** BEGIN **

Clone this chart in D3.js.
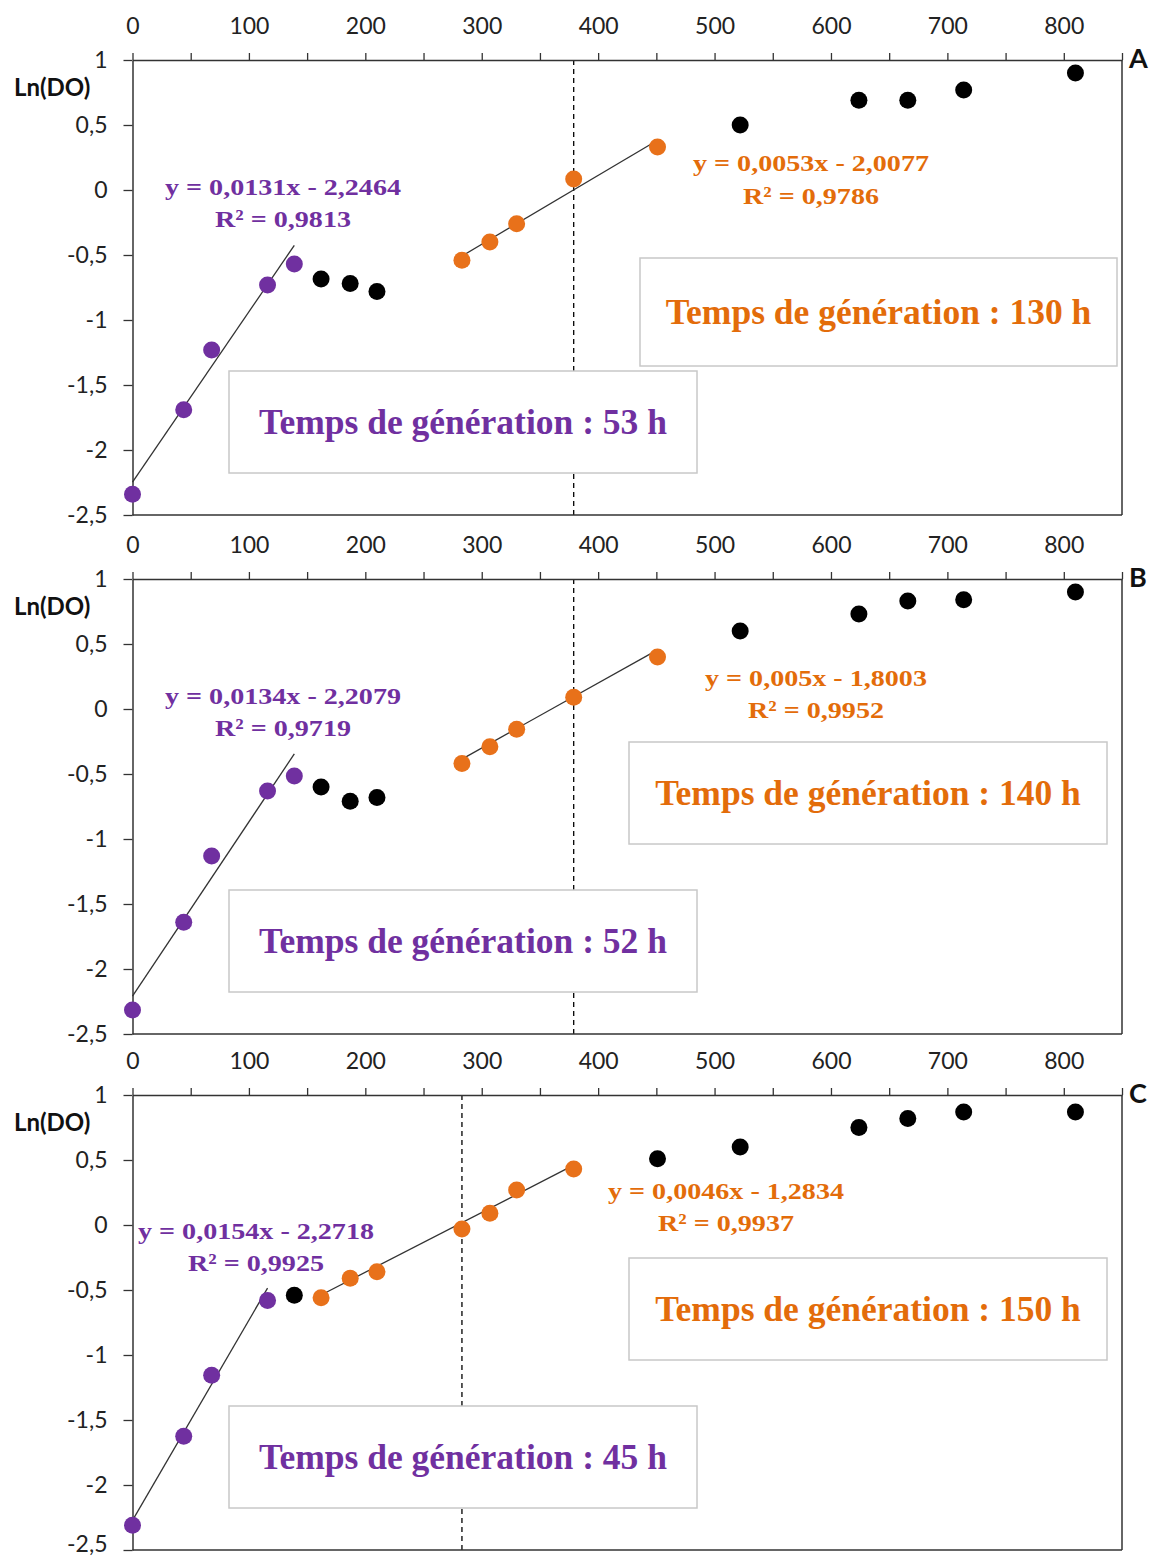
<!DOCTYPE html>
<html>
<head>
<meta charset="utf-8">
<script src="https://cdn.jsdelivr.net/npm/d3@7"></script>
<style>
  html, body { margin: 0; padding: 0; background: #fff; }
  svg { display: block; }
</style>
</head>
<body>
<svg id="chart" width="1155" height="1561"></svg>
<script>
// ---------------- DATA ----------------
const panelNames = ["A", "B", "C"];
const timeHours = [0, 44, 68, 116, 139, 162, 187, 210, 283, 307, 330, 379, 451, 522, 624, 666, 714, 810];

const lnDO_A = [-2.34, -1.69, -1.23, -0.73, -0.57, -0.685, -0.72, -0.78, -0.54, -0.40, -0.26, 0.085, 0.33, 0.50, 0.69, 0.69, 0.77, 0.90];
const lnDO_B = [-2.315, -1.64, -1.13, -0.63, -0.515, -0.60, -0.71, -0.68, -0.42, -0.29, -0.155, 0.09, 0.40, 0.60, 0.73, 0.83, 0.84, 0.90];
const lnDO_C = [-2.31, -1.625, -1.155, -0.58, -0.54, -0.56, -0.41, -0.36, -0.03, 0.09, 0.27, 0.43, 0.51, 0.60, 0.75, 0.82, 0.87, 0.87];

// phase of each point: p = first exponential phase, k = excluded, o = second exponential phase
const phase_A = ["p","p","p","p","p","k","k","k","o","o","o","o","o","k","k","k","k","k"];
const phase_B = ["p","p","p","p","p","k","k","k","o","o","o","o","o","k","k","k","k","k"];
const phase_C = ["p","p","p","p","k","o","o","o","o","o","o","o","k","k","k","k","k","k"];

// linear fits: [slope, intercept, xStart, xEnd]
const fitP_A = [0.0131, -2.2464, 0, 139];
const fitO_A = [0.0053, -2.0077, 283, 451];
const fitP_B = [0.0134, -2.2079, 0, 139];
const fitO_B = [0.005, -1.8003, 283, 451];
const fitP_C = [0.0154, -2.2718, 0, 116];
const fitO_C = [0.0046, -1.2834, 162, 379];

const eqP = ["y = 0,0131x - 2,2464", "y = 0,0134x - 2,2079", "y = 0,0154x - 2,2718"];
const r2P = ["R² = 0,9813", "R² = 0,9719", "R² = 0,9925"];
const eqO = ["y = 0,0053x - 2,0077", "y = 0,005x - 1,8003", "y = 0,0046x - 1,2834"];
const r2O = ["R² = 0,9786", "R² = 0,9952", "R² = 0,9937"];
const genP = ["Temps de génération : 53 h", "Temps de génération : 52 h", "Temps de génération : 45 h"];
const genO = ["Temps de génération : 130 h", "Temps de génération : 140 h", "Temps de génération : 150 h"];

const dashedX = [379, 379, 283];

const xTicks = [0, 50, 100, 150, 200, 250, 300, 350, 400, 450, 500, 550, 600, 650, 700, 750, 800, 850];
const xTickLabels = [0, 100, 200, 300, 400, 500, 600, 700, 800];
const yTicks = [1, 0.5, 0, -0.5, -1, -1.5, -2, -2.5];
const yLabel = "Ln(DO)";

// ---------------- LAYOUT ----------------
const COL = { p: "#7030A0", o: "#E8711A", k: "#000000" };
const TXT_O = "#E36C0A";
const left = 132.5, right = 1122;
const panelTops = [60, 579, 1095];
const panelH = 455;
// annotation layout (pixels, relative to panel top)
const eqPpos = [[283, 135, 167], [283, 125, 157], [256, 144, 176]];
const eqOpos = [[811, 111, 144], [816, 107, 139], [726, 104, 136]];
const boxP = [[229, 311, 468, 102], [229, 311, 468, 102], [229, 311, 468, 102]];
const boxO = [[640, 198, 477, 108], [629, 163, 478, 102], [629, 163, 478, 102]];

const svg = d3.select("#chart");
const x = d3.scaleLinear().domain([0, 850]).range([left, right]);

const datasets = [
  { y: lnDO_A, ph: phase_A, fp: fitP_A, fo: fitO_A },
  { y: lnDO_B, ph: phase_B, fp: fitP_B, fo: fitO_B },
  { y: lnDO_C, ph: phase_C, fp: fitP_C, fo: fitO_C }
];

const tickFont = "Lato, 'Open Sans', sans-serif";
const serif = "'Liberation Serif', 'Times New Roman', serif";
const EQ_STRETCH = 1.17;

datasets.forEach((ds, i) => {
  const top = panelTops[i];
  const y = d3.scaleLinear().domain([-2.5, 1]).range([top + panelH, top]);
  const g = svg.append("g");

  // dashed vertical line
  g.append("line")
    .attr("x1", x(dashedX[i])).attr("x2", x(dashedX[i]))
    .attr("y1", y(1)).attr("y2", y(-2.5))
    .attr("stroke", "#000").attr("stroke-width", 1.3)
    .attr("stroke-dasharray", "5,4");

  // frame (bottom & right)
  g.append("line").attr("x1", x(0)).attr("x2", x(850)).attr("y1", y(-2.5)).attr("y2", y(-2.5))
    .attr("stroke", "#333").attr("stroke-width", 1.5);
  g.append("line").attr("x1", x(850)).attr("x2", x(850)).attr("y1", y(1)).attr("y2", y(-2.5))
    .attr("stroke", "#333").attr("stroke-width", 1.5);

  // top x axis
  const xAxis = d3.axisTop(x).tickValues(xTicks).tickSize(7).tickSizeOuter(0)
    .tickFormat(d => xTickLabels.includes(d) ? d3.format("d")(d) : "");
  const gx = g.append("g").attr("transform", `translate(0,${y(1)})`).call(xAxis);
  gx.select(".domain").attr("stroke", "#333").attr("stroke-width", 1.5);
  gx.selectAll(".tick line").attr("stroke", "#333").attr("stroke-width", 1.3);
  gx.selectAll(".tick text").attr("font-family", tickFont).attr("font-size", 23)
    .attr("fill", "#222").attr("y", -13).attr("dy", "-0.55em");

  // left y axis
  const yAxis = d3.axisLeft(y).tickValues(yTicks).tickSize(9).tickSizeOuter(0)
    .tickFormat(d => d3.format("")(d).replace(".", ",").replace("−", "-"));
  const gy = g.append("g").attr("transform", `translate(${x(0)},0)`).call(yAxis);
  gy.select(".domain").attr("stroke", "#333").attr("stroke-width", 1.5);
  gy.selectAll(".tick line").attr("stroke", "#333").attr("stroke-width", 1.3);
  gy.selectAll(".tick text").attr("font-family", tickFont).attr("font-size", 23)
    .attr("fill", "#222").attr("x", -25)
    .attr("dy", d => (i === 2 && d === -2.5) ? "0.05em" : "0.32em");

  // y label
  g.append("text").attr("x", 14).attr("y", top + 36)
    .attr("font-family", tickFont).attr("font-weight", "bold").attr("font-size", 24)
    .attr("fill", "#111").text(yLabel);

  // panel letter
  g.append("text").attr("x", x(850) + 7).attr("y", top + 8)
    .attr("font-family", tickFont).attr("font-weight", "bold").attr("font-size", 27)
    .attr("fill", "#111").text(panelNames[i]);

  // boxes
  [[boxP[i], genP[i], COL.p], [boxO[i], genO[i], TXT_O]].forEach(([b, t, c]) => {
    g.append("rect").attr("x", b[0]).attr("y", top + b[1]).attr("width", b[2]).attr("height", b[3])
      .attr("fill", "#fff").attr("stroke", "#c8c8c8").attr("stroke-width", 1.5);
    g.append("text").attr("x", b[0] + b[2] / 2).attr("y", top + b[1] + b[3] / 2 + 12)
      .attr("text-anchor", "middle").attr("font-family", serif).attr("font-weight", "bold")
      .attr("font-size", 35.5).attr("fill", c).text(t);
  });

  // trend lines
  [ds.fp, ds.fo].forEach(f => {
    g.append("line")
      .attr("x1", x(f[2])).attr("y1", y(f[0] * f[2] + f[1]))
      .attr("x2", x(f[3])).attr("y2", y(f[0] * f[3] + f[1]))
      .attr("stroke", "#333").attr("stroke-width", 1.3);
  });

  // points
  g.selectAll("circle.pt").data(timeHours.map((t, j) => ({ t, v: ds.y[j], p: ds.ph[j] })))
    .join("circle").attr("class", "pt")
    .attr("cx", d => x(d.t)).attr("cy", d => y(d.v)).attr("r", 8.5)
    .attr("fill", d => COL[d.p]);

  // equations
  const ep = eqPpos[i], eo = eqOpos[i];
  [[ep, eqP[i], r2P[i], COL.p], [eo, eqO[i], r2O[i], TXT_O]].forEach(([p, e, r, c]) => {
    [[e, p[1]], [r, p[2]]].forEach(([txt, yy]) => {
      const t = g.append("text").attr("x", p[0]).attr("y", top + yy).attr("text-anchor", "middle")
        .attr("font-family", serif).attr("font-weight", "bold").attr("font-size", 24)
        .attr("fill", c).text(txt);
      const w = t.node().getComputedTextLength();
      t.attr("textLength", w * EQ_STRETCH).attr("lengthAdjust", "spacingAndGlyphs");
    });
  });
});
</script>
</body>
</html>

** END **

> Objective
Repeat the lines of the listing above verbatim, beginning at its first line and ending at the line containing "0.82, 0.87, 0.87];", which is included. Omit pictures.

> Answer for the task
Clone this chart in D3.js.
<!DOCTYPE html>
<html>
<head>
<meta charset="utf-8">
<script src="https://cdn.jsdelivr.net/npm/d3@7"></script>
<style>
  html, body { margin: 0; padding: 0; background: #fff; }
  svg { display: block; }
</style>
</head>
<body>
<svg id="chart" width="1155" height="1561"></svg>
<script>
// ---------------- DATA ----------------
const panelNames = ["A", "B", "C"];
const timeHours = [0, 44, 68, 116, 139, 162, 187, 210, 283, 307, 330, 379, 451, 522, 624, 666, 714, 810];

const lnDO_A = [-2.34, -1.69, -1.23, -0.73, -0.57, -0.685, -0.72, -0.78, -0.54, -0.40, -0.26, 0.085, 0.33, 0.50, 0.69, 0.69, 0.77, 0.90];
const lnDO_B = [-2.315, -1.64, -1.13, -0.63, -0.515, -0.60, -0.71, -0.68, -0.42, -0.29, -0.155, 0.09, 0.40, 0.60, 0.73, 0.83, 0.84, 0.90];
const lnDO_C = [-2.31, -1.625, -1.155, -0.58, -0.54, -0.56, -0.41, -0.36, -0.03, 0.09, 0.27, 0.43, 0.51, 0.60, 0.75, 0.82, 0.87, 0.87];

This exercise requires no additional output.